Frau beleidigt, Gericht ignoriert: Sechs Monate Haft

5.3.2015, 15:16 Uhr

Zwei Vorwürfe standen im Mittelpunkt der Anklage, die von Staatsanwältin Antje Raschka vertreten wurde. Zum einen soll der 33-jährige Iraker seit Spätsommer 2014 wiederholt gegen eine so genannte Führungsaufsicht des Landgerichts Bayreuth verstoßen haben. Diese besagt, dass sich der Angeklagte einmal wöchentlich bei der Forchheimer Polizei melden muss, nachdem er zuvor eine dreijährige Haftstrafe abgesessen hatte.

Zum anderen soll der Angeklagte, der in Forchheim arbeitet, eine ihm bekannte Frau über das Netzwerk Facebook beleidigt haben. Er bezeichnete sie auf dem Portal als „Schlampe“ und „Lügnerin“, wobei der Mann in Kauf nahm, dass diese Beschimpfungen per Google-Namenssuche für jedermann zu finden waren.

„Facebook hat mich deswegen ja nicht abgemeldet“, entgegnete der Iraker in gebrochenem Deutsch. Deshalb könne es sich bei den gegen die Frau gerichteten Einträgen um keine Beleidigungen handeln, so die Einschätzung des Mannes – sonst wäre sein Account ja vom Betreiber gesperrt worden. Noch laxer begründete der Arbeiter, warum er sich nur ein einziges Mal bei der Forchheimer Polizei gemeldet hatte. „Im Brief des Gerichtes stand nur, ich soll mich melden – und nicht das Wort muss.“ Außerdem sei die Führungsweisung des Bayreuther Gerichts eine Beleidigung ihm gegenüber. „Ich war schließlich unschuldig verurteilt“, rief er Richterin Schneider zu und hielt ihr sowie der Justiz vor, sie würden ihn als bloßen Spielball ansehen.

Schneider ließ sich nicht beirren. Ruhig erklärte sie, dass sie lediglich ihre Arbeit als Richterin tue.
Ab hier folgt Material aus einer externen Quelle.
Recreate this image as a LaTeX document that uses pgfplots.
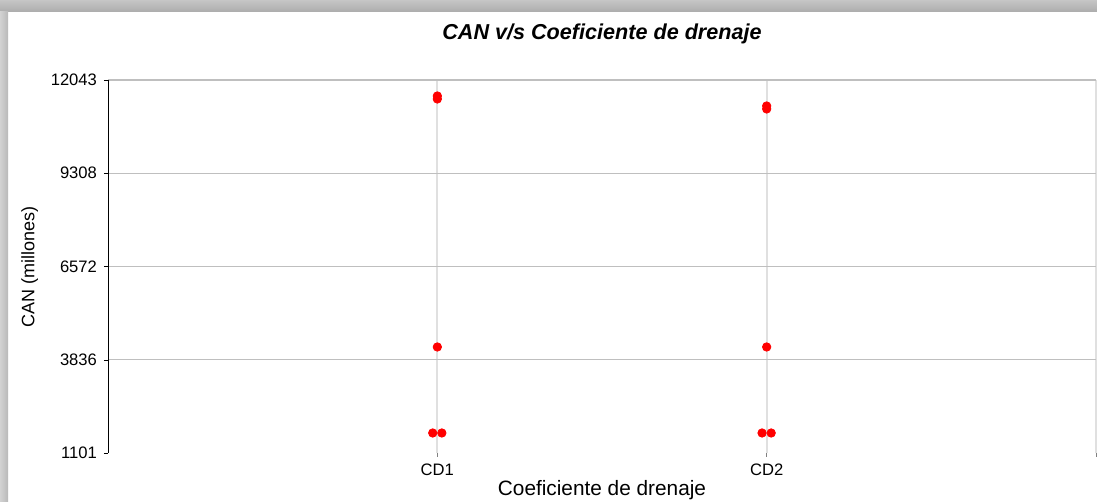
\documentclass[border=0pt]{standalone}
\usepackage{pgfplots}
\pgfplotsset{compat=1.18}
\usepackage{fontspec}
\setmainfont{Liberation Sans}
\begin{document}
\begin{tikzpicture}
\useasboundingbox (0,0) rectangle (548.5pt,251pt);
% window shadow frame
\shade[top color=gray!45, bottom color=gray!65] (0,245pt) rectangle (548.5pt,251pt);
\shade[left color=gray!35, right color=gray!55] (0,0) rectangle (4pt,245pt);
\begin{axis}[
  at={(54pt,24.5pt)}, anchor=south west,
  scale only axis, width=494pt, height=186.5pt,
  xmin=0, xmax=3, ymin=1101, ymax=12043,
  axis y line=left, axis x line=bottom,
  x axis line style={draw=none,-}, y axis line style={black,-},
  xtick={1,2,3}, xticklabels={CD1,CD2,{}},
  ytick={3836,6572,9308,12043},
  yticklabels={3836,6572,9308,12043},
  extra y ticks={1101}, extra y tick labels={1101},
  extra y tick style={grid=none},
  ymajorgrids, xmajorgrids,
  y grid style={color=black!25, line width=0.6pt},
  x grid style={color=black!12, line width=1pt},
  tick align=outside,
  major tick length=2pt,
  x tick style={color=black!50},
  y tick style={color=black},
  tick label style={font=\fontsize{8.3pt}{9pt}\selectfont},
  /pgf/number format/assume math mode=true,
  scaled y ticks=false,
  yticklabel style={/pgf/number format/fixed, /pgf/number format/1000 sep={}},
  xlabel={Coeficiente de drenaje},
  ylabel={CAN (millones)},
  xlabel style={font=\fontsize{10.4pt}{11pt}\selectfont, yshift=4.5pt},
  ylabel style={font=\fontsize{9pt}{10pt}\selectfont, yshift=-4.5pt},
  title={\textbf{\textit{CAN v/s Coeficiente de drenaje}}},
  title style={font=\fontsize{10.8pt}{12pt}\selectfont, yshift=8.5pt},
  clip=false,
]
\addplot[only marks, mark=*, mark size=2.1pt, color=red, mark options={fill=red, draw=red}] coordinates {
  (1,11574) (1,11486) (1,4211) (0.986,1688) (1.0137,1688)
  (2,11281) (2,11193) (2,4211) (1.986,1688) (2.0137,1688)
};
\end{axis}
\end{tikzpicture}
\end{document}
Dann übergab sie das Wort an Staatsanwältin Raschka. In ihrem Plädoyer forderte sie, den uneinsichtigen 33-Jährigen zu einer achtmonatigen Freiheitsstrafe ohne Bewährung zu verurteilen und ihm die Prozesskosten aufzuerlegen. Dass er schuldig sei, zeigten die jeweiligen Beweise deutlich – allen voran ausgedruckte Facebook-Seiten, die die Beleidigungen schwarz auf weiß zeigen.

Beleidigungen normal?

Die Verteidigung des Mannes sah das anders. Mit Blick auf die Beleidigungen gab sie dem Gericht zu bedenken, dass sie in einem anderen Kulturkreis eine andere, weniger beleidigende Bedeutung haben könnten.

Verfangen tat diese Argumentation jedoch nicht. Richterin Schneider verurteilte den Angeklagten zu einer sechsmonatigen Freiheitsstrafe ohne Bewährung. Auch die Gerichtskosten muss der Iraker tragen. Mit Blick auf die vom Angeklagten nicht beachtete Führungsaufsicht erklärte Schneider, sie sei eindeutig gewesen: „Da kann man in der Wortwahl nichts falsch verstehen.“ Und sie ergänzte, dass Beleidigungen hierzulande nun einmal gerichtlich geahndet werden.